# Given task
Every record below should be printed exactly as given.

--- Start ---

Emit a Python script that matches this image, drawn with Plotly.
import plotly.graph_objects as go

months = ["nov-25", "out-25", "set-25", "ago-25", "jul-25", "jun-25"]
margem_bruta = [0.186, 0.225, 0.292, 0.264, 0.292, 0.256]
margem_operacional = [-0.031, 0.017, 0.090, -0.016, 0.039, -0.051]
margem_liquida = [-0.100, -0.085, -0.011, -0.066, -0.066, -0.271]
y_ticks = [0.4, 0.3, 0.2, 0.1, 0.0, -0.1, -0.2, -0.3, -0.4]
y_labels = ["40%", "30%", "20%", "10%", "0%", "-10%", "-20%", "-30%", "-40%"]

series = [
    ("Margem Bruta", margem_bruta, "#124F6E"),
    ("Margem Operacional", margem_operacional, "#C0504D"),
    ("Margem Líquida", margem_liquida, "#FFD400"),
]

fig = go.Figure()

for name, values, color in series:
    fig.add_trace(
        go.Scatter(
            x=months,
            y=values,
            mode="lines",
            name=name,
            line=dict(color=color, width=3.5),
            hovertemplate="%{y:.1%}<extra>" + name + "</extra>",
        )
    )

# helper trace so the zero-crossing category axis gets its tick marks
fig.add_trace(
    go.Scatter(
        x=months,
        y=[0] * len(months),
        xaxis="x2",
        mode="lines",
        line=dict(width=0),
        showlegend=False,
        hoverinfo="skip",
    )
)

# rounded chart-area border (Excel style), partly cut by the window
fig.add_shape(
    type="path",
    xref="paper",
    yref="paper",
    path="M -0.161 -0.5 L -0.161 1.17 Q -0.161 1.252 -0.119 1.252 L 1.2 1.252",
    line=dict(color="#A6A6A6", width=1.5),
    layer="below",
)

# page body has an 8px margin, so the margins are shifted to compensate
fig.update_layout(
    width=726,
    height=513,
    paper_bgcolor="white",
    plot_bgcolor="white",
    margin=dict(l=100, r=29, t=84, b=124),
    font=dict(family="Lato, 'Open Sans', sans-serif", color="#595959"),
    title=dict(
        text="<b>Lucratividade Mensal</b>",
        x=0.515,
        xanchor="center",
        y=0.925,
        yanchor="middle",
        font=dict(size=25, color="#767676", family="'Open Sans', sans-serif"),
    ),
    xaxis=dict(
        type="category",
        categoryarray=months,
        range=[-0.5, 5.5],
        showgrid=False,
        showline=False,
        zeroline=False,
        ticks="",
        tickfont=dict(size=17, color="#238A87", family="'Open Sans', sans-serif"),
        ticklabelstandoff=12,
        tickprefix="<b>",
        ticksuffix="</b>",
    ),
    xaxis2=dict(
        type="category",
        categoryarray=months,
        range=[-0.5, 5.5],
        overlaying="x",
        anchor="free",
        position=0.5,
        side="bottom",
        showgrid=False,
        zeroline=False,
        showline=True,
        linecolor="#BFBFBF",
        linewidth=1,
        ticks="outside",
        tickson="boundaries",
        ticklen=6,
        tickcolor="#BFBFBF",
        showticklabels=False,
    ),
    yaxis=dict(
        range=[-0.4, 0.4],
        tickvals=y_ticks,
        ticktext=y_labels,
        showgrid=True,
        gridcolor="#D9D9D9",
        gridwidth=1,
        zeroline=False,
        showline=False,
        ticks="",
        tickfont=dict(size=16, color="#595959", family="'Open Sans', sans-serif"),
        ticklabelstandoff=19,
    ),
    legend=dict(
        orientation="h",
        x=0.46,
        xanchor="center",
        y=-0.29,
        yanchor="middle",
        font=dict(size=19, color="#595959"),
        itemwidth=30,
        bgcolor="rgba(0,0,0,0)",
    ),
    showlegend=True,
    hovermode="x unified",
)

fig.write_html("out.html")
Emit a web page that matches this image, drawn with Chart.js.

--- End ---

# Response to the task
Emit a Python script that matches this image, drawn with Plotly.
import plotly.graph_objects as go

months = ["nov-25", "out-25", "set-25", "ago-25", "jul-25", "jun-25"]
margem_bruta = [0.186, 0.225, 0.292, 0.264, 0.292, 0.256]
margem_operacional = [-0.031, 0.017, 0.090, -0.016, 0.039, -0.051]
margem_liquida = [-0.100, -0.085, -0.011, -0.066, -0.066, -0.271]
y_ticks = [0.4, 0.3, 0.2, 0.1, 0.0, -0.1, -0.2, -0.3, -0.4]
y_labels = ["40%", "30%", "20%", "10%", "0%", "-10%", "-20%", "-30%", "-40%"]

series = [
    ("Margem Bruta", margem_bruta, "#124F6E"),
    ("Margem Operacional", margem_operacional, "#C0504D"),
    ("Margem Líquida", margem_liquida, "#FFD400"),
]

fig = go.Figure()

for name, values, color in series:
    fig.add_trace(
        go.Scatter(
            x=months,
            y=values,
            mode="lines",
            name=name,
            line=dict(color=color, width=3.5),
            hovertemplate="%{y:.1%}<extra>" + name + "</extra>",
        )
    )

# helper trace so the zero-crossing category axis gets its tick marks
fig.add_trace(
    go.Scatter(
        x=months,
        y=[0] * len(months),
        xaxis="x2",
        mode="lines",
        line=dict(width=0),
        showlegend=False,
        hoverinfo="skip",
    )
)

# rounded chart-area border (Excel style), partly cut by the window
fig.add_shape(
    type="path",
    xref="paper",
    yref="paper",
    path="M -0.161 -0.5 L -0.161 1.17 Q -0.161 1.252 -0.119 1.252 L 1.2 1.252",
    line=dict(color="#A6A6A6", width=1.5),
    layer="below",
)

# page body has an 8px margin, so the margins are shifted to compensate
fig.update_layout(
    width=726,
    height=513,
    paper_bgcolor="white",
    plot_bgcolor="white",
    margin=dict(l=100, r=29, t=84, b=124),
    font=dict(family="Lato, 'Open Sans', sans-serif", color="#595959"),
    title=dict(
        text="<b>Lucratividade Mensal</b>",
        x=0.515,
        xanchor="center",
        y=0.925,
        yanchor="middle",
        font=dict(size=25, color="#767676", family="'Open Sans', sans-serif"),
    ),
    xaxis=dict(
        type="category",
        categoryarray=months,
        range=[-0.5, 5.5],
        showgrid=False,
        showline=False,
        zeroline=False,
        ticks="",
        tickfont=dict(size=17, color="#238A87", family="'Open Sans', sans-serif"),
        ticklabelstandoff=12,
        tickprefix="<b>",
        ticksuffix="</b>",
    ),
    xaxis2=dict(
        type="category",
        categoryarray=months,
        range=[-0.5, 5.5],
        overlaying="x",
        anchor="free",
        position=0.5,
        side="bottom",
        showgrid=False,
        zeroline=False,
        showline=True,
        linecolor="#BFBFBF",
        linewidth=1,
        ticks="outside",
        tickson="boundaries",
        ticklen=6,
        tickcolor="#BFBFBF",
        showticklabels=False,
    ),
    yaxis=dict(
        range=[-0.4, 0.4],
        tickvals=y_ticks,
        ticktext=y_labels,
        showgrid=True,
        gridcolor="#D9D9D9",
        gridwidth=1,
        zeroline=False,
        showline=False,
        ticks="",
        tickfont=dict(size=16, color="#595959", family="'Open Sans', sans-serif"),
        ticklabelstandoff=19,
    ),
    legend=dict(
        orientation="h",
        x=0.46,
        xanchor="center",
        y=-0.29,
        yanchor="middle",
        font=dict(size=19, color="#595959"),
        itemwidth=30,
        bgcolor="rgba(0,0,0,0)",
    ),
    showlegend=True,
    hovermode="x unified",
)

fig.write_html("out.html")
Emit a web page that matches this image, drawn with Chart.js.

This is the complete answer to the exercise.